* Exercise *
Find and return each line containing "that".

* Exercise materials *
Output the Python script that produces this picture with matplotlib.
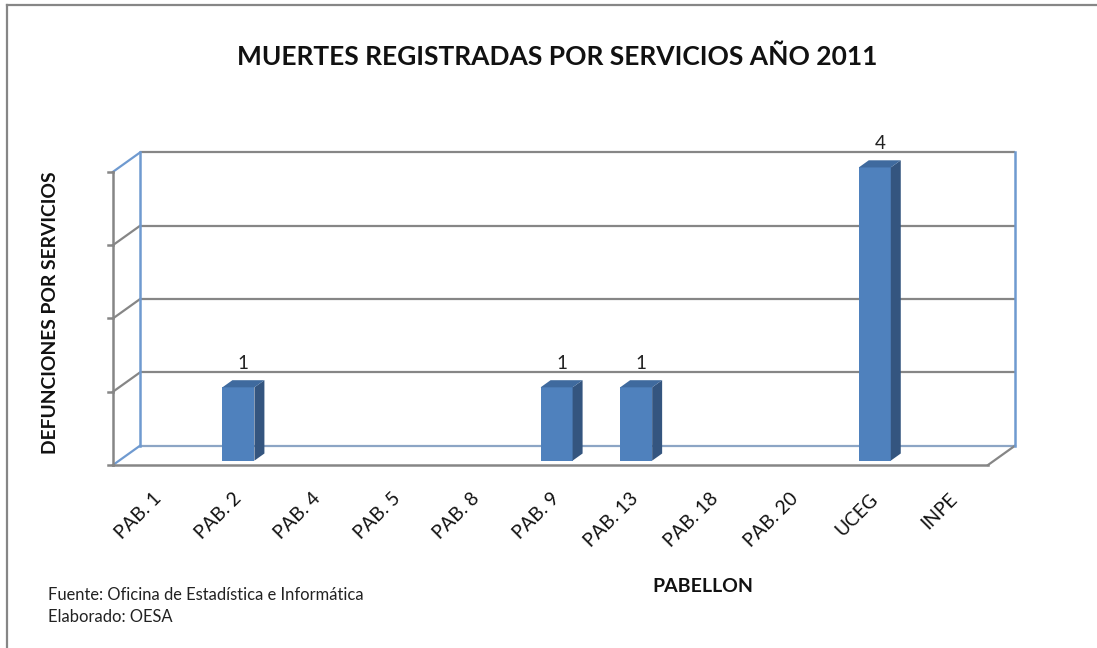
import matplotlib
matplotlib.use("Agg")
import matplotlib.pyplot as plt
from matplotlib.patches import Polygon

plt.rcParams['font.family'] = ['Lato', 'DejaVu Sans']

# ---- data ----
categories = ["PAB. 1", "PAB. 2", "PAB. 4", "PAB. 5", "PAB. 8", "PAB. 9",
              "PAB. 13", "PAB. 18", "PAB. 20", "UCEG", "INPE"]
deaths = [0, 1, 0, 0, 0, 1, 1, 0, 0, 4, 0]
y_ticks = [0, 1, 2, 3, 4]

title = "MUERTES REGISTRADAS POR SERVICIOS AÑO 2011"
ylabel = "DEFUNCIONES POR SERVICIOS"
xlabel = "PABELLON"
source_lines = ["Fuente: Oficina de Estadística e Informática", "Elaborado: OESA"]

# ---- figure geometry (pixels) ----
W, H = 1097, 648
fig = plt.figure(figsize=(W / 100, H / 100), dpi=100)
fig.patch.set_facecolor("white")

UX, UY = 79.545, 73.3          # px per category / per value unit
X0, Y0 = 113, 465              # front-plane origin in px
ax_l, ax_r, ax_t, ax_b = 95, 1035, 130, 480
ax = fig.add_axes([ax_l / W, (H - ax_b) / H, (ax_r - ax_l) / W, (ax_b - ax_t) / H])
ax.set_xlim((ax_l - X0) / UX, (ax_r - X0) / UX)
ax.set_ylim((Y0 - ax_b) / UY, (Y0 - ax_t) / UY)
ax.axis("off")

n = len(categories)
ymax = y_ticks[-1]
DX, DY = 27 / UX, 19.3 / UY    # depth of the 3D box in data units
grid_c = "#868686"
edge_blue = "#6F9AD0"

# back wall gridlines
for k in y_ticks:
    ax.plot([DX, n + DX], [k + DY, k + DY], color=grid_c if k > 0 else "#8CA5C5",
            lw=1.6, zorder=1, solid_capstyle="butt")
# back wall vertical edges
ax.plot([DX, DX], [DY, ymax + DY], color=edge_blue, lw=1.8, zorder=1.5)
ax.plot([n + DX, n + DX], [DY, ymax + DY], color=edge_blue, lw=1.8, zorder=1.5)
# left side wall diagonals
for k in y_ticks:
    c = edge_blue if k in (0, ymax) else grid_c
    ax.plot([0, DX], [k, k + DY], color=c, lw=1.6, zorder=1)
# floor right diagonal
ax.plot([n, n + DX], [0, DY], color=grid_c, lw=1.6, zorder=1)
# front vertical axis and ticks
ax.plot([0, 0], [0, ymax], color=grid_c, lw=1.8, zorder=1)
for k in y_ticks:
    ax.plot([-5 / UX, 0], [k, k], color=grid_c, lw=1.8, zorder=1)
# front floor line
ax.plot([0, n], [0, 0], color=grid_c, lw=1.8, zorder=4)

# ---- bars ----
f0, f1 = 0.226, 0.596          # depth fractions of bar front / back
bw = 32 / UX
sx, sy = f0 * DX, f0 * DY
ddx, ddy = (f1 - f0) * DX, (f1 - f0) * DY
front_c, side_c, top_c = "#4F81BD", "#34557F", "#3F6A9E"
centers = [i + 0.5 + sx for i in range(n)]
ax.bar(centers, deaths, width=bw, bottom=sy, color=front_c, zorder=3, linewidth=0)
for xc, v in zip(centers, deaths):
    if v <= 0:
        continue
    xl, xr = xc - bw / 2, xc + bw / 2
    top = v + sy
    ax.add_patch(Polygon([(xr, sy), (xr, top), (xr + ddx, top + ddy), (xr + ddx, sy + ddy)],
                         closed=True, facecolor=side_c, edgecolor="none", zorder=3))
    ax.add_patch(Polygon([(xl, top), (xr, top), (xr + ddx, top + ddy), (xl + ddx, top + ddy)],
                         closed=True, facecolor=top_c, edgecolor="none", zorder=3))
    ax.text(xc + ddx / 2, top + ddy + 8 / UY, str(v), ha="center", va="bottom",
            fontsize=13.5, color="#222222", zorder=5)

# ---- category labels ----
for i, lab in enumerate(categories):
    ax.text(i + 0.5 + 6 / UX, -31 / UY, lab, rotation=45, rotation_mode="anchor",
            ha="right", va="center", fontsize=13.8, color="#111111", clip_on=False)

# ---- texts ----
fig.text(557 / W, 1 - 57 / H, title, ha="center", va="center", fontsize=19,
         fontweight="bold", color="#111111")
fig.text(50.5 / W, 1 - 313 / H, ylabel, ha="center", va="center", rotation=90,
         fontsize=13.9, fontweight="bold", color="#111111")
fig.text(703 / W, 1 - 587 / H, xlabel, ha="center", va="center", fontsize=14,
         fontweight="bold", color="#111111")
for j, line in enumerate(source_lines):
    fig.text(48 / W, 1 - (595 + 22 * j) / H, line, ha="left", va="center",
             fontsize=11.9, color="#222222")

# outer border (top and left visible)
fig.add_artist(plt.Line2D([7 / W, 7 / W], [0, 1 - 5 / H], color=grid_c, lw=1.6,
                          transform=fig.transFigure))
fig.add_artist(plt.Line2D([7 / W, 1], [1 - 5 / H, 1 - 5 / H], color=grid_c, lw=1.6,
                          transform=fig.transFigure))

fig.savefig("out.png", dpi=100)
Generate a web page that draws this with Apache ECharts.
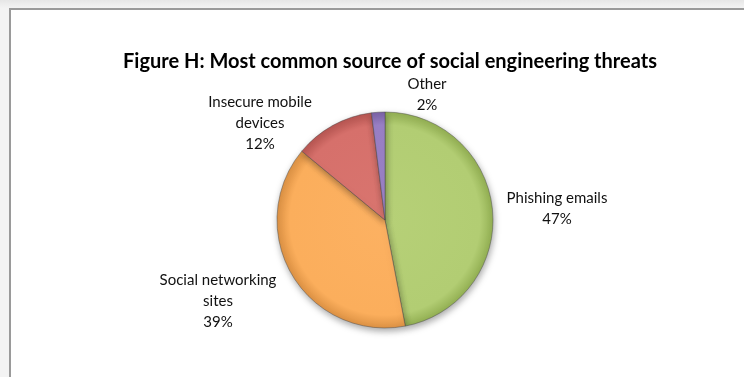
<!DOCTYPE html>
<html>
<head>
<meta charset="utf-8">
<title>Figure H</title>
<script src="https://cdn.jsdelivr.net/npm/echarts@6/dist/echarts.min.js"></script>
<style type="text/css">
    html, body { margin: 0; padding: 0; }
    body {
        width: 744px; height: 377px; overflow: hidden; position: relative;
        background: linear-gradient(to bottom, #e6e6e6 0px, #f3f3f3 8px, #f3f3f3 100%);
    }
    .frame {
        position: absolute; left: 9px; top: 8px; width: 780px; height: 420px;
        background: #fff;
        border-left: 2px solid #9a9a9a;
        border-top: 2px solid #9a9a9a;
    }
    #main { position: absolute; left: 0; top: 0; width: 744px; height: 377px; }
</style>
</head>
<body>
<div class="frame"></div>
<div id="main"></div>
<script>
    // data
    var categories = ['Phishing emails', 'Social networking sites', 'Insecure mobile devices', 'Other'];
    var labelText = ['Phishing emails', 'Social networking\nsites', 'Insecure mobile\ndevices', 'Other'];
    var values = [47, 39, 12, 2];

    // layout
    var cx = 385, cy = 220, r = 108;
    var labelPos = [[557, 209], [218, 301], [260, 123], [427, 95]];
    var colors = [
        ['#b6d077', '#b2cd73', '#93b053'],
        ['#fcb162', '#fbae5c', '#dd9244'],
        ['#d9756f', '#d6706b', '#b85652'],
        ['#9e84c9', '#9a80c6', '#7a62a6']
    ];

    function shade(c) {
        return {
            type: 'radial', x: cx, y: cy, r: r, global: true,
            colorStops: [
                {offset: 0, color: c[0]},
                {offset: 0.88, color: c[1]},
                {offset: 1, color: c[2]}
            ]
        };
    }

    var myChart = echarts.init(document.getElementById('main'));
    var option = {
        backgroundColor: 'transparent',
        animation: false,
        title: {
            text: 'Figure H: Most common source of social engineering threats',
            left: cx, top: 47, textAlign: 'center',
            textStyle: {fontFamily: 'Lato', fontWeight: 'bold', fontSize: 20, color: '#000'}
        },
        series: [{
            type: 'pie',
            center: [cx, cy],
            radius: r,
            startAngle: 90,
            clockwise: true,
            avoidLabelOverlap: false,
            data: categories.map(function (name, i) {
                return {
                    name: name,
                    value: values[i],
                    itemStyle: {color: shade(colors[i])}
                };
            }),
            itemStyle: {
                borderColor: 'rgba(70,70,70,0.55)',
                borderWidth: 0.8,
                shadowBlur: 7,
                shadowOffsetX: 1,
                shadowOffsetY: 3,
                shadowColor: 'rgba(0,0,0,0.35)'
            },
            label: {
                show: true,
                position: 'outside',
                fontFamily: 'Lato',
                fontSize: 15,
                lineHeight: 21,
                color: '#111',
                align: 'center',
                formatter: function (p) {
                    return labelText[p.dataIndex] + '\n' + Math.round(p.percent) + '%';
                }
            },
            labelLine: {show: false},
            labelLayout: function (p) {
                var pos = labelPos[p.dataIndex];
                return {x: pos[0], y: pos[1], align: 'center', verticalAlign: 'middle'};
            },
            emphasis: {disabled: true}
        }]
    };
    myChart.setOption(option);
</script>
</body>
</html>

* Final result *
Output the Python script that produces this picture with matplotlib.
Generate a web page that draws this with Apache ECharts.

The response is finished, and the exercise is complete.